De repente, el tren apareció al doblar la lejana curva. La locomotora chilló y el altavoz hizo el anuncio. El pibito siguió con lo mismo, entonces la joven madre se dirigió hacia el borde del andén, no sin antes mirar las bolsas desguarnecidas estando a mitad de camino.
Jonathan también fue hasta allí, rápido, y agarró al niño del brazo y se lo entregó a la mujer que ya estaba llegando.
Todo pasó. El tren aparcó y los hierros de la formación alimentada a diesel rugieron de forma aguda, cansada.

- ¿Va para Tapiales? Le preguntó un gordito con un bolso de mano cruzado en su grueso pecho.

La gente se agolpó sobre las altas puertas del tren, mediadas por una escalerita. Mientras esto sucedía, la locomotora se desprendió, con la intensión de ser adosada a la otra punta del tren.
Ya sentado, extendió el diario que llevaba en el bolsillo de la camperita. El sol pegaba de lleno sobre la torre blanca y saliente de la cancha de Huracán, tanto como los yuyos del costado del andén; y todo aquello que el sol abierto tocase.
Jonathan pegó una ojeada al diario y recaló en la sección deportes. Pero no decía nada de su equipo. Se puso a leer, de todos modos. Al minuto, y a mitad de una nota, se sentó a su lado un flaco lánguido y sucio. Vestido con harapos. Le pidió dinero. Unas monedas. Este las tomó después de que Jonathan revuelva en su bolsillo. El pibe flaco y maloliente se puso a mirar por la ventana, un momento. Luego se levantó y comenzó a caminar sobre el polvoriento pasillo hacia otro vagón.
“Bueno, siempre se puede estar peor”. Pensó, reconfortándose sobre si mismo y la historia que lo había traído hasta el presente. En libertad, buscando un trabajo. El rescate del buen comportamiento sobre el imaginario del amor, su hijo de dos años y la vieja -la madre- exultante por la buena nueva a través de las “bendiciones” que le otorgaba el pastor del templo que frecuentaba.
Buscó trabajo por el centro.

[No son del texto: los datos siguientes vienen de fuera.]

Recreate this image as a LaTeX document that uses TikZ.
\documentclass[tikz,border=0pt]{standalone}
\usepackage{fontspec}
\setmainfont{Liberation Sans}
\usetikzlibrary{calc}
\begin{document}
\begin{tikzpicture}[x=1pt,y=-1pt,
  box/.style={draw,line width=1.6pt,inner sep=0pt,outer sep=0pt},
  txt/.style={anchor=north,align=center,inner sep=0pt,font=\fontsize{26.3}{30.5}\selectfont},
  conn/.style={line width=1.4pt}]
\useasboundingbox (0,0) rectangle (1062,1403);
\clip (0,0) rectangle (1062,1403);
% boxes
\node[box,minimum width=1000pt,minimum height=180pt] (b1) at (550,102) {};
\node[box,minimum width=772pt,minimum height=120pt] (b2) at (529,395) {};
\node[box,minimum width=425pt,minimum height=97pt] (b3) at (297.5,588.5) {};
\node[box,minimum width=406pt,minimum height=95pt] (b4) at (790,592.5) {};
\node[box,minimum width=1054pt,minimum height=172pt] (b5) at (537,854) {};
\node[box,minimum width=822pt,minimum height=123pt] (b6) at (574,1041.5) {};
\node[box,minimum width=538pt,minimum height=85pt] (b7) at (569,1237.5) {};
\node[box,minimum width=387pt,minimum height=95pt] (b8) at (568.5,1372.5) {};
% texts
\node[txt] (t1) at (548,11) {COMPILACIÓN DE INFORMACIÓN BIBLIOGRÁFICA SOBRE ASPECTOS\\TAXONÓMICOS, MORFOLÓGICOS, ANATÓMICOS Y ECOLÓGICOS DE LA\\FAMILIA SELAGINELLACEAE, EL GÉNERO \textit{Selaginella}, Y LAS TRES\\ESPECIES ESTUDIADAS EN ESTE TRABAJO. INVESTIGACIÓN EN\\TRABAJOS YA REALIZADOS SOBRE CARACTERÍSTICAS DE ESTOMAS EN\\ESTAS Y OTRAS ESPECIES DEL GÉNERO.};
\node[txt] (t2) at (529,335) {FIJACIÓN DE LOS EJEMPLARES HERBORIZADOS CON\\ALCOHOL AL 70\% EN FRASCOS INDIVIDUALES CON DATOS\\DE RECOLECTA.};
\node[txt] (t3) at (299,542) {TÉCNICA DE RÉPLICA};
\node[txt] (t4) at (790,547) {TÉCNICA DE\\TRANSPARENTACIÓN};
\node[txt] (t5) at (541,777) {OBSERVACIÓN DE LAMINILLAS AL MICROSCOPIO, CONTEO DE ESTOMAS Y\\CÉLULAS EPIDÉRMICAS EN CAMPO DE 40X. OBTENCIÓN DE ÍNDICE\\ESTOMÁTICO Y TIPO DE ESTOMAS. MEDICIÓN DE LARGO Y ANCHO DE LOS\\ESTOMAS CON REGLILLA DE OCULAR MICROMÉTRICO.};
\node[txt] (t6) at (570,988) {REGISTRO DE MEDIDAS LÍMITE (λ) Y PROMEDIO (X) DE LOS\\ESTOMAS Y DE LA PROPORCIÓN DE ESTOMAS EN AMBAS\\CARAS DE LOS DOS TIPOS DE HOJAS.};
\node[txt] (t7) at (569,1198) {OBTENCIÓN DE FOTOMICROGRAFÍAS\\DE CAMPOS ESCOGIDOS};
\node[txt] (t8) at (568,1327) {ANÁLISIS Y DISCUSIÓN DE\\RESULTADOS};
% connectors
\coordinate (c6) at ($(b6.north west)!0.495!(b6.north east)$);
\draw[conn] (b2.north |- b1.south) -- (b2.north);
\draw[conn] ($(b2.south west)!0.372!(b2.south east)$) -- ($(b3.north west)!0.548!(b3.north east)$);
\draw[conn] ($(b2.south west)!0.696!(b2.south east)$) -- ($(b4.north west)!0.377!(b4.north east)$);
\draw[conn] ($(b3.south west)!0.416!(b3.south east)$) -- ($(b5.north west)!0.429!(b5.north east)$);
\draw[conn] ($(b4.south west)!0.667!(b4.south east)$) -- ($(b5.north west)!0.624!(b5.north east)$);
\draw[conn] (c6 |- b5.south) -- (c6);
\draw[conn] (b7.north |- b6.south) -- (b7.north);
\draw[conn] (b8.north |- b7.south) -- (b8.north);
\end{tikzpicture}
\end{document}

Vio anuncios en el diario, en la sección “clasificados”. Pero no encontró nada; de vuelta a casa con las manos vacías. Lo único que le faltaba para recomponer su vida y elevarla al status de “normal” o “decente” era el trabajo. Un laburo.
De repente, el ambiente se alborotó. La cosa vino así: primero un ruido seco, corto. No estridente, pero notorio a partir del sonido grave que arrulla la carne humana en el contacto violento investido por algo sólido, como el concreto de cemento que constituía el andén de la estación.
Jonathan –como los otros que estaban en el vagón- vio al flaco escuálido y roñoso tirado en el piso. Rodeado de personas vestidas de color azul y borceguíes. No eran policías, pero pronto vinieron. Eran dos. Uno era alto, de unos 22, 23 o 24 años, el otro era morocho, muy morocho, y tenía puestas las manos en la cintura, en forma de jarra. Ambos estaban vestidos con uniforme azul, pero el de la policía.

-Te dije que no vuelvas por acá, sos un boludo. Le dijo el Cobain morocho al flaco mugriento tirado en el piso.

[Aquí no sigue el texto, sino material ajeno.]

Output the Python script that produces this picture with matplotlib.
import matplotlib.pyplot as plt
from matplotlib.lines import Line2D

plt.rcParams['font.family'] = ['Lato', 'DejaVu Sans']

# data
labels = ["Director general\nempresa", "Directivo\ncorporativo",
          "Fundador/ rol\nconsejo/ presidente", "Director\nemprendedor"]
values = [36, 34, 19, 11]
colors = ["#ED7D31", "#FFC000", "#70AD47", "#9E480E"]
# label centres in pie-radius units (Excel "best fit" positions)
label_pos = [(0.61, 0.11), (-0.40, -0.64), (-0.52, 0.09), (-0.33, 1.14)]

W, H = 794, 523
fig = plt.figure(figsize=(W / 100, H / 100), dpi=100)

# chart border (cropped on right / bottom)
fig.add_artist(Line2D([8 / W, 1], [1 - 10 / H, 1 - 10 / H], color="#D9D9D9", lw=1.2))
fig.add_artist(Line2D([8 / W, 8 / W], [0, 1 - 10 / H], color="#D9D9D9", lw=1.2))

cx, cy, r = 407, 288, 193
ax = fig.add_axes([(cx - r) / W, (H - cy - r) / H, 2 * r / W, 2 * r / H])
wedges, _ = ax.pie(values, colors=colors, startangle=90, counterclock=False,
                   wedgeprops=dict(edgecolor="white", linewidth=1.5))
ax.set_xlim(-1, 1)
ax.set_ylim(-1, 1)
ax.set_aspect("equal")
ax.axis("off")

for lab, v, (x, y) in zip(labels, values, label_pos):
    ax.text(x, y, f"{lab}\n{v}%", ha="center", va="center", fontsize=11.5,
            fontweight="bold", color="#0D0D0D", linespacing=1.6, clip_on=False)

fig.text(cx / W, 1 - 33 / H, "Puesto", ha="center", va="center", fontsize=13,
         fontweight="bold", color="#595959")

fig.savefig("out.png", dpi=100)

-¿Qué hizo? Le preguntó a Jonathan un joven lleno de pozos en el rostro, con un gorro colorado y barba negra en la punta inferior del rostro.

- No se, me pidió unas monedas hace un rato.

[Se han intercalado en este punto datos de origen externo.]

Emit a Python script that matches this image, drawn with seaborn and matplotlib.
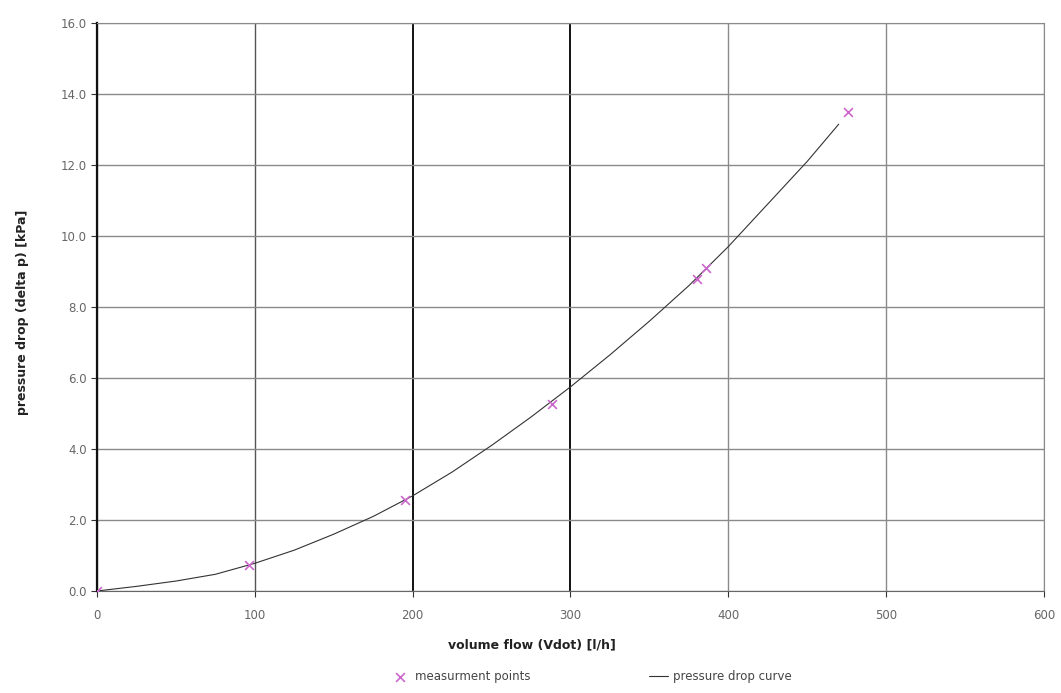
import pandas as pd
import numpy as np
import matplotlib.pyplot as plt
import seaborn as sns

flow_meas = [0, 96.5, 195, 288, 380, 386, 476]
dp_meas = [0.0, 0.74, 2.56, 5.26, 8.8, 9.1, 13.5]

# fitted pressure drop curve
flow_curve = [0, 25, 50, 75, 100, 125, 150, 175, 200, 225, 250, 275, 300,
              325, 350, 375, 400, 425, 450, 470]
dp_curve = [0.0, 0.13, 0.28, 0.47, 0.78, 1.15, 1.6, 2.1, 2.68, 3.35, 4.1, 4.9, 5.75,
            6.65, 7.6, 8.6, 9.7, 10.9, 12.1, 13.15]

x_ticks = [0, 100, 200, 300, 400, 500, 600]
y_ticks = [0, 2, 4, 6, 8, 10, 12, 14, 16]

sns.set_style("white")
plt.rcParams['font.family'] = ['DejaVu Sans']

fig = plt.figure(figsize=(10.61, 6.93), dpi=100)
ax = fig.add_axes([0.0914, 0.1472, 0.8925, 0.8196])

meas = pd.DataFrame({"flow": flow_meas, "dp": dp_meas})
curve = pd.DataFrame({"flow": flow_curve, "dp": dp_curve})

sns.lineplot(data=curve, x="flow", y="dp", ax=ax, color="#333333", lw=0.8,
             label="pressure drop curve", zorder=3)
sns.scatterplot(data=meas, x="flow", y="dp", ax=ax, marker="x", color="#cc66cc",
                s=40, linewidth=1.2, label="measurment points", zorder=4)

ax.set_xlim(0, 600)
ax.set_ylim(0, 16)
ax.set_xticks(x_ticks)
ax.set_yticks(y_ticks)
ax.set_yticklabels([f"{v:.1f}" for v in y_ticks])
ax.tick_params(axis="both", labelsize=8.5, labelcolor="#666666", length=4,
               color="#333333", direction="out", left=True, bottom=True)
ax.tick_params(axis="x", pad=9)

ax.grid(True, color="#8a8a8a", lw=1.0)
# darker vertical lines at 200 and 300 like the scanned original
for i, gl in enumerate(ax.xaxis.get_gridlines()):
    if x_ticks[i] in (200, 300):
        gl.set_color("#111111")
        gl.set_linewidth(1.4)
    elif x_ticks[i] == 100:
        gl.set_color("#555555")

for side in ["top", "right"]:
    ax.spines[side].set_color("#8a8a8a")
ax.spines["bottom"].set_color("#666666")
ax.spines["left"].set_color("#111111")
ax.spines["left"].set_linewidth(1.6)

ax.set_xlabel("volume flow (Vdot) [l/h]", fontsize=9, fontweight="bold", color="#222222")
ax.set_ylabel("pressure drop (delta p) [kPa]", fontsize=9, fontweight="bold", color="#222222")
ax.xaxis.set_label_coords(0.459, -0.083)
ax.yaxis.set_label_coords(-0.072, 0.49)

h, l = ax.get_legend_handles_labels()
ax.legend(h[::-1], l[::-1], loc="upper center", bbox_to_anchor=(0.522, -0.12), ncol=2,
          frameon=False, fontsize=8.5, columnspacing=10, handlelength=1.6,
          handletextpad=0.5, labelcolor="#444444")

fig.savefig("out.png", dpi=100)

Ambos, ante la ignorancia de los hechos y haciendo caso a la mayoría que había abordado el tren, fue hacia donde sucedió el hecho.

-¿Qué hizo? Le preguntó Jonathan a la chica del bar que le había expendido un pancho hacia poco.

- Es un mogolico ya lo habían encontrado haciendo billeteras por aquí y le habían dicho que no venga más, está “paqueado” todo el día… es de acá, de la villa, ahora seguro lo mandan preso.
De repente, el tren, sin avisar, comenzó a andar. Se sacudió ante una pitada de su bocina ronca y emprendió sus primeros movimientos, la gente, casi toda volcada en una ronda alrededor del mugroso, empezó a ir hacia la máquina. Jonathan hizo lo mismo. Volvió a su lugar original, se sentó y sacó el diario. Pero a los segundos, la nota del matutino se dispersó y volvió a la cabeza el reformatorio en forma de recuerdo. Se vio llorando, de rodillas, rodeado de botas y uniformes golpeándolos.
Casi lo mismo que el pibe del andén.